The highly intelligent Beth Harmon has a troubled mother that first causes her to lose her father and later her mother as well. She ends up in an orphanage at the age of nine. In the basement she encounters the janitor playing chess. Reluctantly he teaches her the game. Beth proves to be a prodigy and her chess-star soon rises.
By the time Beth becomes a young woman, she is played by the beautiful Anya Taylor-Joy.
We follow Beth both as a growing chess player, but also as a young woman coming of age. Sensitive to the temptations of drugs and alcohol, perfectionist, single minded and a bad loser. In the series we see Beth in good and bad times, Taylor-Joy wonderfully portraying Beth’s ups and downs.
Of course the game of chess is central to the series, but I do not know if you will learn much of the game. The plays are extraordinary fast and theories are explained, but my own knowledge of the game are too limited to tell if all that is very educational. The series are set in the wonderful 1960s with colourful wallpaper and furniture, design dresses, odd haircuts, nice cars and new music.

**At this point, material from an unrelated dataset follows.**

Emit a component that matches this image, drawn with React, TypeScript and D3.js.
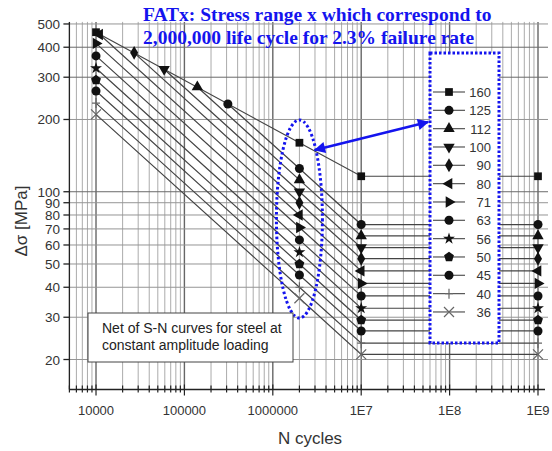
import React, { useEffect, useRef } from 'react';
import * as d3 from 'd3';

const WIDTH = 552;
const HEIGHT = 451;

// FAT detail categories = stress range at 2,000,000 cycles
const fatClasses = [160, 125, 112, 100, 90, 80, 71, 63, 56, 50, 45, 40, 36];
const markerKinds = [
    'square', 'circle', 'triangleUp', 'triangleDown', 'diamond', 'triangleLeft',
    'triangleRight', 'circle', 'star', 'pentagon', 'circle', 'plus', 'cross',
];
// upper end of each curve
const startCycles = [1e4, 3.1e5, 1.4e5, 5.9e4, 2.7e4, 1.1e4, 1e4, 1e4, 1e4, 1e4, 1e4, 1e4, 1e4];
const startStress = [462, 232, 273, 324, 379, 452, 415, 368, 327, 292, 263, 234, 210];
// stress at the knee (1E7 cycles), constant out to 1E9
const kneeStress = [116, 73, 65.5, 58.5, 52.6, 46.8, 41.5, 36.8, 32.7, 29.2, 26.3, 23.4, 21];
const fatCycles = 2e6;
const kneeCycles = 1e7;
const endCycles = 1e9;

const xTicks = [1e4, 1e5, 1e6, 1e7, 1e8, 1e9];
const xTickLabels = ['10000', '100000', '1000000', '1E7', '1E8', '1E9'];
const yTicks = [500, 400, 300, 200, 100, 90, 80, 70, 60, 50, 40, 30, 20];

const BLUE = '#1414ee';
const FONT = 'Arial, "Liberation Sans", sans-serif';

const pentagon = {
    draw(ctx: any, size: number) {
        const r = Math.sqrt(size / 2.378);
        for (let i = 0; i < 5; i++) {
            const a = -Math.PI / 2 + (i * 2 * Math.PI) / 5;
            const px = r * Math.cos(a);
            const py = r * Math.sin(a);
            if (i === 0) ctx.moveTo(px, py);
            else ctx.lineTo(px, py);
        }
        ctx.closePath();
    },
};

function drawMarker(g: any, kind: string, x: number, y: number) {
    if (kind === 'plus') {
        g.append('path')
            .attr('d', `M${x},${y - 5}V${y + 5}M${x - 4},${y}H${x + 4}`)
            .attr('stroke', '#666')
            .attr('stroke-width', 1.2)
            .attr('fill', 'none');
        return;
    }
    if (kind === 'cross') {
        g.append('path')
            .attr('d', `M${x - 5},${y - 5}L${x + 5},${y + 5}M${x - 5},${y + 5}L${x + 5},${y - 5}`)
            .attr('stroke', '#666')
            .attr('stroke-width', 1.2)
            .attr('fill', 'none');
        return;
    }
    let type: any = d3.symbolCircle;
    let size = 64;
    let rot = 0;
    if (kind === 'square') { type = d3.symbolSquare; size = 60; }
    if (kind === 'triangleUp') { type = d3.symbolTriangle; size = 56; }
    if (kind === 'triangleDown') { type = d3.symbolTriangle; size = 56; rot = 180; }
    if (kind === 'triangleLeft') { type = d3.symbolTriangle; size = 56; rot = -90; }
    if (kind === 'triangleRight') { type = d3.symbolTriangle; size = 56; rot = 90; }
    if (kind === 'diamond') { type = d3.symbolDiamond; size = 56; }
    if (kind === 'star') { type = d3.symbolStar; size = 44; }
    if (kind === 'pentagon') { type = pentagon; size = 64; }
    g.append('path')
        .attr('d', d3.symbol().type(type).size(size)())
        .attr('transform', `translate(${x},${y}) rotate(${rot})`)
        .attr('fill', '#111');
}

const App = () => {
    const chartRef = useRef<SVGSVGElement | null>(null);

    useEffect(() => {
        const svg = d3.select(chartRef.current);
        svg.selectAll('*').remove();

        const x = d3.scaleLog().domain([5000, 1.2e9]).range([69.4, 545]);
        const y = d3.scaleLog().domain([15, 510]).range([389.5, 21.9]);
        const [x0, x1] = x.range();
        const [yb, yt] = y.range();

        // Grid
        const grid = svg.append('g');
        const minorX: number[] = [];
        for (let p = 3; p <= 9; p++) {
            for (let k = 1; k <= 9; k++) {
                const v = k * Math.pow(10, p);
                if (v >= 5000 && v <= 1.2e9) minorX.push(v);
            }
        }
        minorX.forEach(v => {
            const major = xTicks.includes(v);
            grid.append('line')
                .attr('x1', x(v)).attr('x2', x(v))
                .attr('y1', yt).attr('y2', yb)
                .attr('stroke', major ? '#666' : '#ababab')
                .attr('stroke-width', major ? 1.4 : 1);
        });
        yTicks.forEach(v => {
            grid.append('line')
                .attr('x1', x0).attr('x2', x1 + 3)
                .attr('y1', y(v)).attr('y2', y(v))
                .attr('stroke', v === 300 || v === 400 || v === 100 ? '#6a6a6a' : '#959595')
                .attr('stroke-width', 1);
        });

        // S-N curves
        const line = d3.line<[number, number]>()
            .x(d => x(d[0]))
            .y(d => y(d[1]));
        const curves = svg.append('g');
        fatClasses.forEach((fat, i) => {
            const pts: [number, number][] = [
                [startCycles[i], startStress[i]],
                [fatCycles, fat],
                [kneeCycles, kneeStress[i]],
                [endCycles, kneeStress[i]],
            ];
            curves.append('path')
                .datum(pts)
                .attr('fill', 'none')
                .attr('stroke', '#444')
                .attr('stroke-width', 1.2)
                .attr('d', line);
        });

        // Axes
        const axes = svg.append('g');
        axes.append('line')
            .attr('x1', x0).attr('x2', x0).attr('y1', yt).attr('y2', yb)
            .attr('stroke', '#222').attr('stroke-width', 1.3);
        axes.append('line')
            .attr('x1', x0).attr('x2', x1).attr('y1', yb).attr('y2', yb)
            .attr('stroke', '#222').attr('stroke-width', 1.3);
        minorX.forEach(v => {
            const major = xTicks.includes(v);
            axes.append('line')
                .attr('x1', x(v)).attr('x2', x(v))
                .attr('y1', major ? yb - 5 : yb - 4).attr('y2', major ? yb + 6 : yb + 3)
                .attr('stroke', '#222').attr('stroke-width', 1.2);
        });
        xTicks.forEach((v, i) => {
            axes.append('text')
                .attr('x', x(v)).attr('y', 415)
                .attr('text-anchor', 'middle')
                .attr('font-family', FONT).attr('font-size', 13)
                .attr('fill', '#333')
                .text(xTickLabels[i]);
        });
        yTicks.forEach(v => {
            axes.append('line')
                .attr('x1', x0 - 6).attr('x2', x0)
                .attr('y1', y(v)).attr('y2', y(v))
                .attr('stroke', '#222').attr('stroke-width', 1.3);
            axes.append('text')
                .attr('x', 60).attr('y', y(v) + 5)
                .attr('text-anchor', 'end')
                .attr('font-family', FONT).attr('font-size', 13.5)
                .attr('fill', '#333')
                .text(v);
        });
        axes.append('text')
            .attr('transform', 'translate(27,221) rotate(-90)')
            .attr('text-anchor', 'middle')
            .attr('font-family', FONT).attr('font-size', 17)
            .attr('fill', '#333')
            .text('Δσ [MPa]');
        axes.append('text')
            .attr('x', 310).attr('y', 444)
            .attr('text-anchor', 'middle')
            .attr('font-family', FONT).attr('font-size', 17)
            .attr('fill', '#333')
            .text('N cycles');

        // Legend box
        const legend = svg.append('g');
        legend.append('rect')
            .attr('x', 430).attr('y', 53).attr('width', 69).attr('height', 290)
            .attr('fill', 'white')
            .attr('stroke', BLUE).attr('stroke-width', 3)
            .attr('stroke-dasharray', '2.5 2');

        // Markers on curves
        const markers = svg.append('g');
        fatClasses.forEach((fat, i) => {
            const pts: [number, number][] = [
                [startCycles[i], startStress[i]],
                [fatCycles, fat],
                [kneeCycles, kneeStress[i]],
                [endCycles, kneeStress[i]],
            ];
            pts.forEach(p => drawMarker(markers, markerKinds[i], x(p[0]), y(p[1])));
        });

        fatClasses.forEach((fat, i) => {
            const ly = 92 + i * 18.33;
            legend.append('line')
                .attr('x1', 433).attr('x2', 465).attr('y1', ly).attr('y2', ly)
                .attr('stroke', '#555').attr('stroke-width', 1.2);
            drawMarker(legend, markerKinds[i], 449, ly);
            legend.append('text')
                .attr('x', 491).attr('y', ly + 5)
                .attr('text-anchor', 'end')
                .attr('font-family', FONT).attr('font-size', 13)
                .attr('fill', '#333')
                .text(fat);
        });

        // Ellipse around the 2,000,000-cycle points
        svg.append('ellipse')
            .attr('cx', x(fatCycles)).attr('cy', 219).attr('rx', 23).attr('ry', 99)
            .attr('fill', 'none')
            .attr('stroke', BLUE).attr('stroke-width', 3)
            .attr('stroke-dasharray', '2.5 2.5');

        // Double-headed arrow
        const defs = svg.append('defs');
        defs.append('marker')
            .attr('id', 'arrowHead')
            .attr('viewBox', '0 0 10 10')
            .attr('refX', 9).attr('refY', 5)
            .attr('markerWidth', 5).attr('markerHeight', 4.5)
            .attr('orient', 'auto-start-reverse')
            .attr('markerUnits', 'strokeWidth')
            .append('path')
            .attr('d', 'M0,0L10,5L0,10Z')
            .attr('fill', BLUE);
        svg.append('line')
            .attr('x1', 315).attr('y1', 150).attr('x2', 428).attr('y2', 122)
            .attr('stroke', BLUE).attr('stroke-width', 2.5)
            .attr('marker-start', 'url(#arrowHead)')
            .attr('marker-end', 'url(#arrowHead)');

        // Note box
        const note = svg.append('g');
        note.append('rect')
            .attr('x', 88).attr('y', 313).attr('width', 205).attr('height', 49)
            .attr('fill', 'white')
            .attr('stroke', '#444').attr('stroke-width', 1);
        ['Net of S-N curves for steel at', 'constant amplitude loading'].forEach((t, i) => {
            note.append('text')
                .attr('x', 102).attr('y', 333 + i * 17)
                .attr('font-family', FONT).attr('font-size', 14)
                .attr('fill', '#222')
                .text(t);
        });

        // Blue title
        ['FATx: Stress range x which correspond to', '2,000,000 life cycle for 2.3% failure rate'].forEach((t, i) => {
            svg.append('text')
                .attr('x', 143).attr('y', 21 + i * 22.5)
                .attr('font-family', '"Liberation Serif", "Times New Roman", serif')
                .attr('font-weight', 'bold')
                .attr('font-size', 19.5)
                .attr('fill', BLUE)
                .text(t);
        });
    }, []);

    return (
        <svg
            ref={chartRef}
            width={WIDTH}
            height={HEIGHT}
            style={{ position: 'absolute', left: 0, top: 0, background: 'white' }}
        />
    );
};

export default App;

According to the series, the ‘chess scene’ in the USA is of alright level. Beth can make a living playing chess, but the biggest US tournaments are played in universities using “cheap plastic pieces on cheap plastic boards”. Europe is better, bigger tournaments are in Paris. Russia is the top-notch chess country, so the series end in Moskou.
Taylor-Joy is indeed great (she won several prices for her role), other characters (such as Jolene) as well. The creators managed to make chess games actually look tense with a lot of ‘facial acting’. The story unfolds nicely. Indeed a good series that for some reason are listed as “Creating the Queen’s Gambit” on IMdB.com.